Judge Merrit's dissent is also not novel in that it calls for the Supreme Court to more squarely decide if the type of sentcing frowned upon in Blakely applies to the federal system. And there is certainly nothing new in his implicit call for the Supreme Court to revisit its earlier rulings that judicial factfinding that increases a sentence beyond that which would be supported by the jury's verdict is constitutionally suspect EVEN under a system with non-mandatory Guidelines.
Judge Merritt's opinion is nothing more than a blowhard op-ed. He should save it for the next time he testifies before Congress or the Sentencing Commission.

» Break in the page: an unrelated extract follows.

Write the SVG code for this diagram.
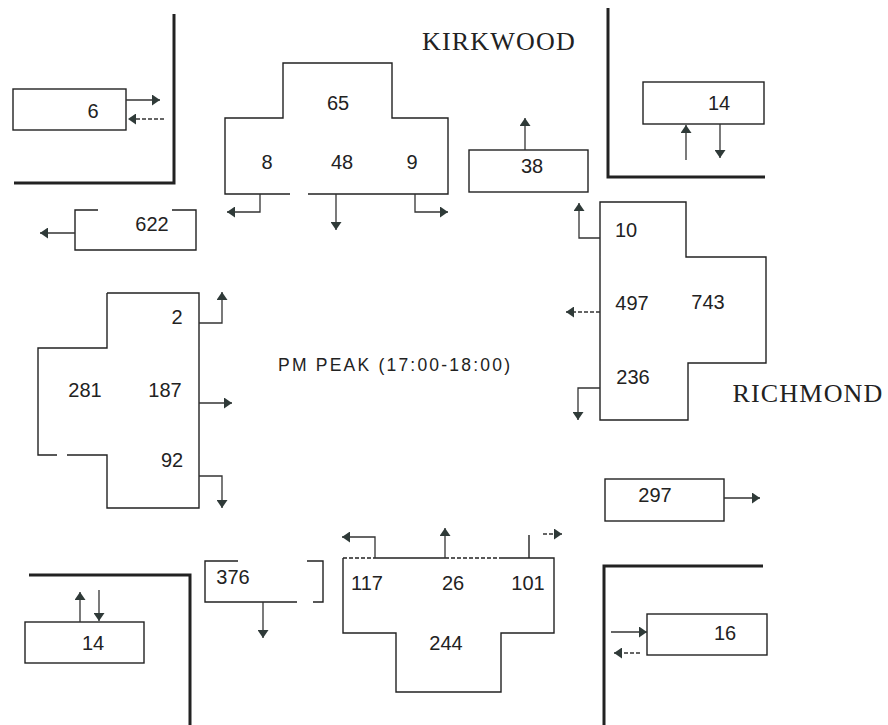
<svg xmlns="http://www.w3.org/2000/svg" width="888" height="725" viewBox="0 0 888 725">
<style>
.bg{fill:#fff}
.wall{fill:none;stroke:#222;stroke-width:3}
.box{fill:none;stroke:#222;stroke-width:1.4}
.num{font-family:"Liberation Sans",Arial,sans-serif;font-size:20px;fill:#222;text-anchor:middle}
.street{font-family:"Liberation Serif","Times New Roman",serif;font-size:26px;fill:#222;text-anchor:middle;letter-spacing:1.2px}
.title{font-family:"Liberation Sans",Arial,sans-serif;font-size:17.5px;fill:#222}
.arr{fill:none;stroke:#333;stroke-width:1.3;marker-end:url(#ah)}
.dash{stroke-dasharray:4 2}
</style>
<defs>
<marker id="ah" viewBox="0 0 8 11" refX="8" refY="5.5" markerWidth="8" markerHeight="11" markerUnits="userSpaceOnUse" orient="auto" preserveAspectRatio="none">
<path d="M0,0 L8,5.5 L0,11 z" fill="#2f3a38"/>
</marker>
</defs>
<rect class="bg" x="0" y="0" width="888" height="725"/>

<g id="corners">
<path class="wall" d="M174,14 V183 H14"/>
<path class="wall" d="M608,8 V177 H765"/>
<path class="wall" d="M29,575 H190 V725"/>
<path class="wall" d="M763,566 H604 V725"/>
</g>

<g id="labels">
<text class="street" x="499" y="50">KIRKWOOD</text>
<text class="street" x="808" y="402">RICHMOND</text>
<text class="title" x="278" y="371" textLength="232" lengthAdjust="spacing">PM PEAK (17:00-18:00)</text>
</g>

<g id="node-nw-6">
<rect class="box" x="13" y="89" width="113" height="41"/>
<text class="num" x="93" y="118">6</text>
</g>
<g id="node-w-622">
<path class="box" d="M98,210 H75 V250 H196 V210 H172"/>
<text class="num" x="152" y="231">622</text>
</g>
<g id="node-north">
<path class="box" d="M290,194 H225 V118 H283 V63 H392 V118 H448 V194 H308"/>
<text class="num" x="338" y="110">65</text>
<text class="num" x="267" y="169">8</text>
<text class="num" x="342" y="169">48</text>
<text class="num" x="412" y="169">9</text>
</g>
<g id="node-n-38">
<rect class="box" x="469" y="150" width="119" height="42"/>
<text class="num" x="532" y="173">38</text>
</g>
<g id="node-ne-14">
<rect class="box" x="643" y="82" width="121" height="42"/>
<text class="num" x="719" y="110">14</text>
</g>
<g id="node-east">
<path class="box" d="M600,202 H686 V257 H766 V363 H688 V420 H600 Z"/>
<text class="num" x="626" y="237">10</text>
<text class="num" x="632" y="310">497</text>
<text class="num" x="708" y="309">743</text>
<text class="num" x="633" y="384">236</text>
</g>
<g id="node-west">
<path class="box" d="M107,293 H199 V508 H107 V455 H67 M57,455 H38 V348 H107 V293"/>
<text class="num" x="177" y="324">2</text>
<text class="num" x="85" y="397">281</text>
<text class="num" x="165" y="397">187</text>
<text class="num" x="172" y="467">92</text>
</g>
<g id="node-e-297">
<rect class="box" x="605" y="479" width="119" height="42"/>
<text class="num" x="655" y="502">297</text>
</g>
<g id="node-sw-14">
<rect class="box" x="25" y="622" width="119" height="41"/>
<text class="num" x="93" y="650">14</text>
</g>
<g id="node-s-376">
<path class="box" d="M238,561 H205 V602 H297 M307,561 H323 V602 H313"/>
<text class="num" x="233" y="584">376</text>
</g>
<g id="node-south">
<path class="box" d="M375,558 H445 M500,558 H554 V633 H501 V692 H396 V633 H343 V558"/>
<path class="box dash" d="M343,558 H375 M445,558 H500"/>
<text class="num" x="367" y="590">117</text>
<text class="num" x="453" y="590">26</text>
<text class="num" x="528" y="590">101</text>
<text class="num" x="446" y="650">244</text>
</g>
<g id="node-se-16">
<rect class="box" x="647" y="614" width="120" height="41"/>
<text class="num" x="725" y="640">16</text>
</g>

<g id="connectors">
<path class="arr" d="M126,100 H160"/>
<path class="arr dash" d="M164,119 H128"/>
<path class="arr" d="M75,233 H40"/>
<path class="arr" d="M260,194 V212 H227"/>
<path class="arr" d="M336,194 V230"/>
<path class="arr" d="M415,194 V212 H448"/>
<path class="arr" d="M525,150 V118"/>
<path class="arr" d="M686,160 V125"/>
<path class="arr" d="M720,124 V158"/>
<path class="arr" d="M600,238 H579 V203"/>
<path class="arr dash" d="M600,312 H566"/>
<path class="arr" d="M600,388 H578 V420"/>
<path class="arr" d="M199,323 H222 V292"/>
<path class="arr" d="M199,403 H232"/>
<path class="arr" d="M199,476 H222 V508"/>
<path class="arr" d="M724,498 H760"/>
<path class="arr" d="M80,622 V592"/>
<path class="arr" d="M99,590 V621"/>
<path class="arr" d="M263,602 V638"/>
<path class="arr" d="M375,558 V537 H342"/>
<path class="arr" d="M445,558 V528"/>
<path class="box" d="M529,558 V535"/>
<path class="arr dash" d="M543,534 H562"/>
<path class="arr" d="M611,632 H647"/>
<path class="arr dash" d="M640,653 H614"/>
</g>
</svg>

Posted by: Alex | Jan 11, 2008 5:50:42 PM
I suggest a re-reading of Blakely and Booker is in order for the commentators above. And the footnotes of Judge Merritt's opinion. And, while they are at it, Judge Merritt's dissent itself. Paragraph 2, for example, contains his dissatisfaction with the length of the sentences. Direct, clear, unequivocal -- just what the commentators asked for. When someone, anyone on any court or anyone anywhere for that matter, persuades me that two decades of time is an appropriate sentence for a victimless drug crime(a punishment that costs us taxpayers over a half a million dollars), then I will join those who believe that Judge Merritt's opinion (and the many other opinions similar to it in the past and yet to come) is a blowhard op-ed.
Posted by: Dennis Terez | Jan 11, 2008 10:27:10 PM
"Defender of Congress": why do you think the dissent "flagrantly ignores" SCOTUS precendent rather than try to give it deep meaning, especially since the Supreme Court in Gall and Kimbrough --- by essentially an 8 to 1 vote --- held that circuit courts had been flagrantly ignoring Booker by giving the Guidelines too much emphasis?
Indeed, Justice Thomas technically dissented in Gall and Kimbrough because he was even more troubled than Judge Merritt with the judicial fact-finding that's been going on after Booker. Do you think, Alex, that Justice Thomas in Gall and/or Justice Scalia in Rita were each guilty of writing a dissent that's "nothing more than blowhard op-ed"?
It seems that both Defender and Alex want to convince themselves that they are more faithful to principle than Judge Merritt. But their criticisms show, in my opinion, how blinded they are by their own result-oriented views.
Posted by: Doug B. | Jan 12, 2008 4:07:25 PM
1. You didn't take issue with my primary point that Judge Merritt was ignoring the holding in Rita/Gall with his renewed view on how to correctly, as a matter of procedure, determine Guidelines ranges. That was my basic point.
2. Judge Merritt's dissenting opinion was a blowhard editorial because he is complaining, effectively, that these sentences are too long. Had the district court judge in this case simply said under 3553(a) I think that these individuals deserve long sentences, would Judge Merritt have dissented again? If so, that would reveal his results-orientated approach to sentencing (it would also suggest that he doesn't really believe in Gall).
3. I didn't comment on whether the sentences these defendants received were too long or too short. So your commment about my "results-orientated" views makes no sense. Judge Merritt's dissent suggested that the district court judge did little more than do a few calculations and plug and chug a few numbers to determine the guidelines sentence and then didn't think too much about whether this was the appropriate sentence or not in light of 3553(a). He didn't cite anything from the district court's proceedings to support this view. Indeed, were I the district court judge, I would find his dissent especially insulting because it implied that I didn't take the process of sentencing seriously.
Read what I wrote. I asked why does this dissent "merit attention"? There's nothing new here. Judge Merritt complains about judicial fact-finding - check - Scalia has been doing so for years (as well well as other judges). Judge Merritt complains about the ridiculous costs associated with incarcertating non-violent drug offenders -- check - plenty of pundits both on and off the bench have been complaining about that. Judge Merritt complains that district court judges feel tied to the guidelines -- check again -- dissenting court of appeals judges before Gall were making the same complaints. Like I said, there's nothing new here, so why does this dissent merit attention?
I am not saying I approve or disapprove of Congress' approach to dealing drug offenders. What I am saying is that Judge Merritt doesn't like that the district court judge faithfully applied the law in imposing harsh sentences (again, let me emphasize this does not mean I approve of the law's substance or policy aims). His dissent is then effectively nothing more than a blow-hard op-ed -- he identified NO legal errors that the district court judge made. And he asked for changes in the system that others have already sought (including, I am sure Judge Merritt himself) -- which takes us back to the first observation -- there's nothing special about this dissent.